─── INFORMATION PROVIDED ───
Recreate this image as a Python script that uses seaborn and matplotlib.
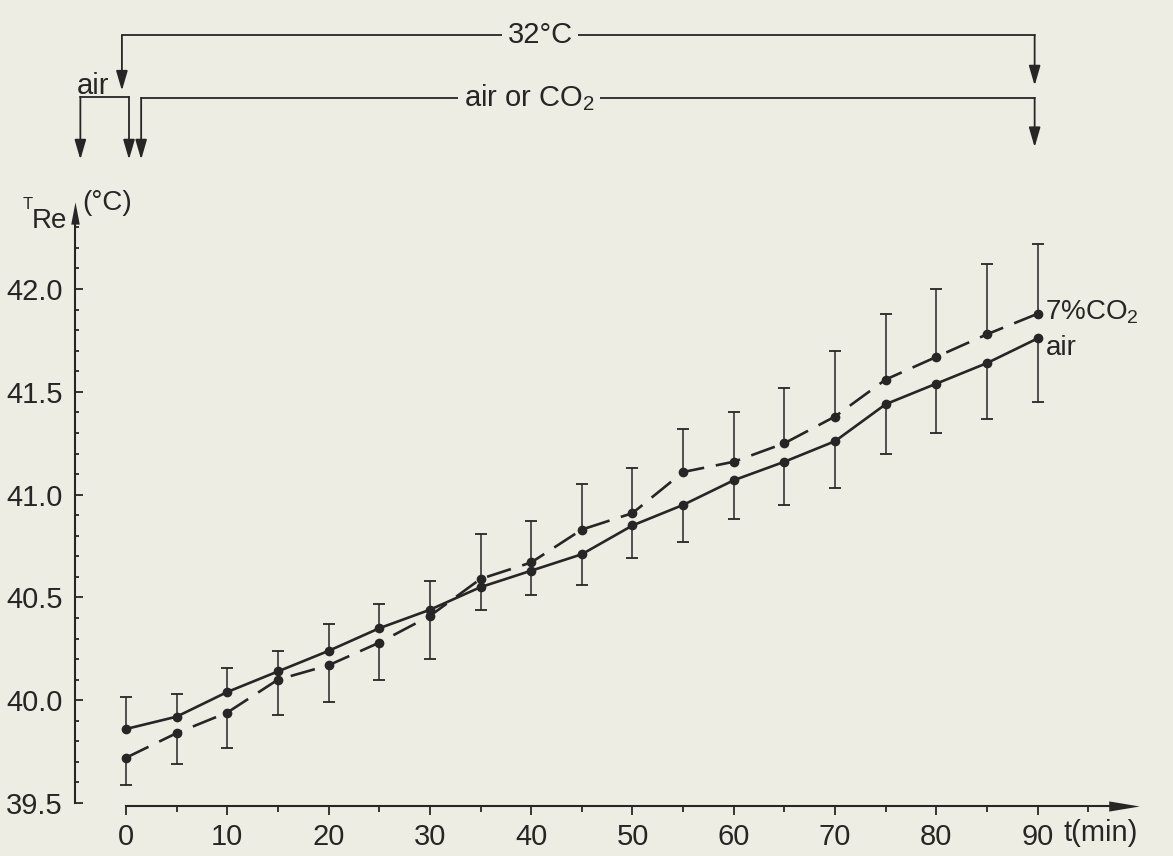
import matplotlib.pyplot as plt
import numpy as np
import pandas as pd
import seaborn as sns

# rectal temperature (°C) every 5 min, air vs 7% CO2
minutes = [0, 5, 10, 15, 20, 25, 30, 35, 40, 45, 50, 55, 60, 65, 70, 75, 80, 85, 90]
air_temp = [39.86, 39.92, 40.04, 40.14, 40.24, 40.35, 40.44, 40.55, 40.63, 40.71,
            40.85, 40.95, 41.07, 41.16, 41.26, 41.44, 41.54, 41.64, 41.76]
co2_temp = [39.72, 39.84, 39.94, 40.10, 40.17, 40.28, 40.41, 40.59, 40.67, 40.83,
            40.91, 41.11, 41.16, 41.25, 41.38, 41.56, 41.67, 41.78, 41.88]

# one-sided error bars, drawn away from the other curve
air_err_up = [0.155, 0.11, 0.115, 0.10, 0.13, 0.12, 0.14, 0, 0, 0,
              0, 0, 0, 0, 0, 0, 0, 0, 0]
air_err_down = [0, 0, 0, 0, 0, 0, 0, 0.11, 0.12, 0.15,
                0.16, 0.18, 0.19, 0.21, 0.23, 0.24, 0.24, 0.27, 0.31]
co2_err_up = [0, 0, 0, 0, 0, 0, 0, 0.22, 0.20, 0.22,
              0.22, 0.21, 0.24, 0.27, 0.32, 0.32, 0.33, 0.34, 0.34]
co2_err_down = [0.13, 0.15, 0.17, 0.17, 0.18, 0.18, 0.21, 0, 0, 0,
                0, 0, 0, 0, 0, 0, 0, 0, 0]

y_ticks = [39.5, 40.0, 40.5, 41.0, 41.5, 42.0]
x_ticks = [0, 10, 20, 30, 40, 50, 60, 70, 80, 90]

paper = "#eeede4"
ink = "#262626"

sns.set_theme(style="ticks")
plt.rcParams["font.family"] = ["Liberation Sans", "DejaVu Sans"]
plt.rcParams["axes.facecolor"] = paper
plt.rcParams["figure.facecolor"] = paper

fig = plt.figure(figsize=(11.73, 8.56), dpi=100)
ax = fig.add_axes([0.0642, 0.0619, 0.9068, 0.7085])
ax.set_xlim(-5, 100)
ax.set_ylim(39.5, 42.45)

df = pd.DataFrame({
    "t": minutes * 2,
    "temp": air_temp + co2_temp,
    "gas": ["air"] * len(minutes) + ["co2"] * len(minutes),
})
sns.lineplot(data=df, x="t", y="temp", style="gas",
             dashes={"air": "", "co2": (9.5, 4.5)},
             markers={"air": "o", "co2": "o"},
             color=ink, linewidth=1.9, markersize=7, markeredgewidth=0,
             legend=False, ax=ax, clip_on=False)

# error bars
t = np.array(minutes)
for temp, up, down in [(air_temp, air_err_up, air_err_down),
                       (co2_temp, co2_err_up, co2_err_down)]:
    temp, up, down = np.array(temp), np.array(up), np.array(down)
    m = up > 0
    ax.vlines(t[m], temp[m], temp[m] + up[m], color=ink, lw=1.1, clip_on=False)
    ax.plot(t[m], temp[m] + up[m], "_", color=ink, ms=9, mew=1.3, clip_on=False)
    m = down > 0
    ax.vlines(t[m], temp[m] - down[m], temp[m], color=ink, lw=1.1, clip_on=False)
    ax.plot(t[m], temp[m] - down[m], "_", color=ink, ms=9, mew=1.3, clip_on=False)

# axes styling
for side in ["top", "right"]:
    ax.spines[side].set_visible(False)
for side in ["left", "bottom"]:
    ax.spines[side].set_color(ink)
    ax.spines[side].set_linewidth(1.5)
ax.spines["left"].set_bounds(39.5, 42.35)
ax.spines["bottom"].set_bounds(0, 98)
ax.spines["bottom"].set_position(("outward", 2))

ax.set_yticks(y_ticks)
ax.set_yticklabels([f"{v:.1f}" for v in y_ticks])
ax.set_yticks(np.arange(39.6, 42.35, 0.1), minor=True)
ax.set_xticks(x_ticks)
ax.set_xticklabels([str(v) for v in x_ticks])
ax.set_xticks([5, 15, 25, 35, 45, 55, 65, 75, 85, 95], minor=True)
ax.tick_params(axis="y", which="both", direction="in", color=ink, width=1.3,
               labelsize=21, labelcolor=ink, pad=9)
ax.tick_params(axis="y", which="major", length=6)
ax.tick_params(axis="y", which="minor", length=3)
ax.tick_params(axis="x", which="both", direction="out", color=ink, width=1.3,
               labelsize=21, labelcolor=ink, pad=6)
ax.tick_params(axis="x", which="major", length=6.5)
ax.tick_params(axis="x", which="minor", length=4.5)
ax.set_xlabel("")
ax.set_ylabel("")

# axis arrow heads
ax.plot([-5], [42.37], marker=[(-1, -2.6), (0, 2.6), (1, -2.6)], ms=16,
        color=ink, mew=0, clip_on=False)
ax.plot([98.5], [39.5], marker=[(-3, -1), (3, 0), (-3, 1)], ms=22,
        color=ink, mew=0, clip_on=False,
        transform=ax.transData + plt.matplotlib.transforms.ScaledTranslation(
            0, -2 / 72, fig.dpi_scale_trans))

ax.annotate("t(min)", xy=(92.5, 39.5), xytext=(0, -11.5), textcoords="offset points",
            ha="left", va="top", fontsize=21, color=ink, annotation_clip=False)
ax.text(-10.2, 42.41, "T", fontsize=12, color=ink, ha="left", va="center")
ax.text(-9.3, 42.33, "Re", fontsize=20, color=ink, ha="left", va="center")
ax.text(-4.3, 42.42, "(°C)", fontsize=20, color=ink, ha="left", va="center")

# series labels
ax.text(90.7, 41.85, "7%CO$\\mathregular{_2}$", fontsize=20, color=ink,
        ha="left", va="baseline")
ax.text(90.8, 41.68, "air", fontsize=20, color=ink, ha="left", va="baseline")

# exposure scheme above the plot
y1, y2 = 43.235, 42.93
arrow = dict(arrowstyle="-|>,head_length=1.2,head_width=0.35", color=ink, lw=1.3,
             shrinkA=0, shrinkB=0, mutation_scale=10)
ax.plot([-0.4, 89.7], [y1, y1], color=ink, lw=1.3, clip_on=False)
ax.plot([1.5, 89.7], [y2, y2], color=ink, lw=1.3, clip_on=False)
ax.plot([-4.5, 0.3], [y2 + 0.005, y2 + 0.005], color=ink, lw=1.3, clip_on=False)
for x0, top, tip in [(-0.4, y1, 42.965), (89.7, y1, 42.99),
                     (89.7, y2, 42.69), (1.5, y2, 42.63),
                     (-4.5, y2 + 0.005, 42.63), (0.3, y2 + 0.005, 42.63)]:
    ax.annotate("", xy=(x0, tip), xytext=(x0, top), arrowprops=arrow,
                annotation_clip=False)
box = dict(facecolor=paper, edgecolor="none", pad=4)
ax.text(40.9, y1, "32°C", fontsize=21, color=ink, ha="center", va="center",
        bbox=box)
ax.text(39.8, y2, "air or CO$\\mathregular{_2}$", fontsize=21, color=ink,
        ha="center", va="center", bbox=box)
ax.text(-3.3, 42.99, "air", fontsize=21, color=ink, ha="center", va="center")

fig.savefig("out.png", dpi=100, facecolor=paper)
───
→ **WHAT THE TASK REQUIRES**
Output the material word for word, omitting its pictures.

→ **FINAL RESULT**
Recreate this image as a Python script that uses seaborn and matplotlib.
import matplotlib.pyplot as plt
import numpy as np
import pandas as pd
import seaborn as sns

# rectal temperature (°C) every 5 min, air vs 7% CO2
minutes = [0, 5, 10, 15, 20, 25, 30, 35, 40, 45, 50, 55, 60, 65, 70, 75, 80, 85, 90]
air_temp = [39.86, 39.92, 40.04, 40.14, 40.24, 40.35, 40.44, 40.55, 40.63, 40.71,
            40.85, 40.95, 41.07, 41.16, 41.26, 41.44, 41.54, 41.64, 41.76]
co2_temp = [39.72, 39.84, 39.94, 40.10, 40.17, 40.28, 40.41, 40.59, 40.67, 40.83,
            40.91, 41.11, 41.16, 41.25, 41.38, 41.56, 41.67, 41.78, 41.88]

# one-sided error bars, drawn away from the other curve
air_err_up = [0.155, 0.11, 0.115, 0.10, 0.13, 0.12, 0.14, 0, 0, 0,
              0, 0, 0, 0, 0, 0, 0, 0, 0]
air_err_down = [0, 0, 0, 0, 0, 0, 0, 0.11, 0.12, 0.15,
                0.16, 0.18, 0.19, 0.21, 0.23, 0.24, 0.24, 0.27, 0.31]
co2_err_up = [0, 0, 0, 0, 0, 0, 0, 0.22, 0.20, 0.22,
              0.22, 0.21, 0.24, 0.27, 0.32, 0.32, 0.33, 0.34, 0.34]
co2_err_down = [0.13, 0.15, 0.17, 0.17, 0.18, 0.18, 0.21, 0, 0, 0,
                0, 0, 0, 0, 0, 0, 0, 0, 0]

y_ticks = [39.5, 40.0, 40.5, 41.0, 41.5, 42.0]
x_ticks = [0, 10, 20, 30, 40, 50, 60, 70, 80, 90]

paper = "#eeede4"
ink = "#262626"

sns.set_theme(style="ticks")
plt.rcParams["font.family"] = ["Liberation Sans", "DejaVu Sans"]
plt.rcParams["axes.facecolor"] = paper
plt.rcParams["figure.facecolor"] = paper

fig = plt.figure(figsize=(11.73, 8.56), dpi=100)
ax = fig.add_axes([0.0642, 0.0619, 0.9068, 0.7085])
ax.set_xlim(-5, 100)
ax.set_ylim(39.5, 42.45)

df = pd.DataFrame({
    "t": minutes * 2,
    "temp": air_temp + co2_temp,
    "gas": ["air"] * len(minutes) + ["co2"] * len(minutes),
})
sns.lineplot(data=df, x="t", y="temp", style="gas",
             dashes={"air": "", "co2": (9.5, 4.5)},
             markers={"air": "o", "co2": "o"},
             color=ink, linewidth=1.9, markersize=7, markeredgewidth=0,
             legend=False, ax=ax, clip_on=False)

# error bars
t = np.array(minutes)
for temp, up, down in [(air_temp, air_err_up, air_err_down),
                       (co2_temp, co2_err_up, co2_err_down)]:
    temp, up, down = np.array(temp), np.array(up), np.array(down)
    m = up > 0
    ax.vlines(t[m], temp[m], temp[m] + up[m], color=ink, lw=1.1, clip_on=False)
    ax.plot(t[m], temp[m] + up[m], "_", color=ink, ms=9, mew=1.3, clip_on=False)
    m = down > 0
    ax.vlines(t[m], temp[m] - down[m], temp[m], color=ink, lw=1.1, clip_on=False)
    ax.plot(t[m], temp[m] - down[m], "_", color=ink, ms=9, mew=1.3, clip_on=False)

# axes styling
for side in ["top", "right"]:
    ax.spines[side].set_visible(False)
for side in ["left", "bottom"]:
    ax.spines[side].set_color(ink)
    ax.spines[side].set_linewidth(1.5)
ax.spines["left"].set_bounds(39.5, 42.35)
ax.spines["bottom"].set_bounds(0, 98)
ax.spines["bottom"].set_position(("outward", 2))

ax.set_yticks(y_ticks)
ax.set_yticklabels([f"{v:.1f}" for v in y_ticks])
ax.set_yticks(np.arange(39.6, 42.35, 0.1), minor=True)
ax.set_xticks(x_ticks)
ax.set_xticklabels([str(v) for v in x_ticks])
ax.set_xticks([5, 15, 25, 35, 45, 55, 65, 75, 85, 95], minor=True)
ax.tick_params(axis="y", which="both", direction="in", color=ink, width=1.3,
               labelsize=21, labelcolor=ink, pad=9)
ax.tick_params(axis="y", which="major", length=6)
ax.tick_params(axis="y", which="minor", length=3)
ax.tick_params(axis="x", which="both", direction="out", color=ink, width=1.3,
               labelsize=21, labelcolor=ink, pad=6)
ax.tick_params(axis="x", which="major", length=6.5)
ax.tick_params(axis="x", which="minor", length=4.5)
ax.set_xlabel("")
ax.set_ylabel("")

# axis arrow heads
ax.plot([-5], [42.37], marker=[(-1, -2.6), (0, 2.6), (1, -2.6)], ms=16,
        color=ink, mew=0, clip_on=False)
ax.plot([98.5], [39.5], marker=[(-3, -1), (3, 0), (-3, 1)], ms=22,
        color=ink, mew=0, clip_on=False,
        transform=ax.transData + plt.matplotlib.transforms.ScaledTranslation(
            0, -2 / 72, fig.dpi_scale_trans))

ax.annotate("t(min)", xy=(92.5, 39.5), xytext=(0, -11.5), textcoords="offset points",
            ha="left", va="top", fontsize=21, color=ink, annotation_clip=False)
ax.text(-10.2, 42.41, "T", fontsize=12, color=ink, ha="left", va="center")
ax.text(-9.3, 42.33, "Re", fontsize=20, color=ink, ha="left", va="center")
ax.text(-4.3, 42.42, "(°C)", fontsize=20, color=ink, ha="left", va="center")

# series labels
ax.text(90.7, 41.85, "7%CO$\\mathregular{_2}$", fontsize=20, color=ink,
        ha="left", va="baseline")
ax.text(90.8, 41.68, "air", fontsize=20, color=ink, ha="left", va="baseline")

# exposure scheme above the plot
y1, y2 = 43.235, 42.93
arrow = dict(arrowstyle="-|>,head_length=1.2,head_width=0.35", color=ink, lw=1.3,
             shrinkA=0, shrinkB=0, mutation_scale=10)
ax.plot([-0.4, 89.7], [y1, y1], color=ink, lw=1.3, clip_on=False)
ax.plot([1.5, 89.7], [y2, y2], color=ink, lw=1.3, clip_on=False)
ax.plot([-4.5, 0.3], [y2 + 0.005, y2 + 0.005], color=ink, lw=1.3, clip_on=False)
for x0, top, tip in [(-0.4, y1, 42.965), (89.7, y1, 42.99),
                     (89.7, y2, 42.69), (1.5, y2, 42.63),
                     (-4.5, y2 + 0.005, 42.63), (0.3, y2 + 0.005, 42.63)]:
    ax.annotate("", xy=(x0, tip), xytext=(x0, top), arrowprops=arrow,
                annotation_clip=False)
box = dict(facecolor=paper, edgecolor="none", pad=4)
ax.text(40.9, y1, "32°C", fontsize=21, color=ink, ha="center", va="center",
        bbox=box)
ax.text(39.8, y2, "air or CO$\\mathregular{_2}$", fontsize=21, color=ink,
        ha="center", va="center", bbox=box)
ax.text(-3.3, 42.99, "air", fontsize=21, color=ink, ha="center", va="center")

fig.savefig("out.png", dpi=100, facecolor=paper)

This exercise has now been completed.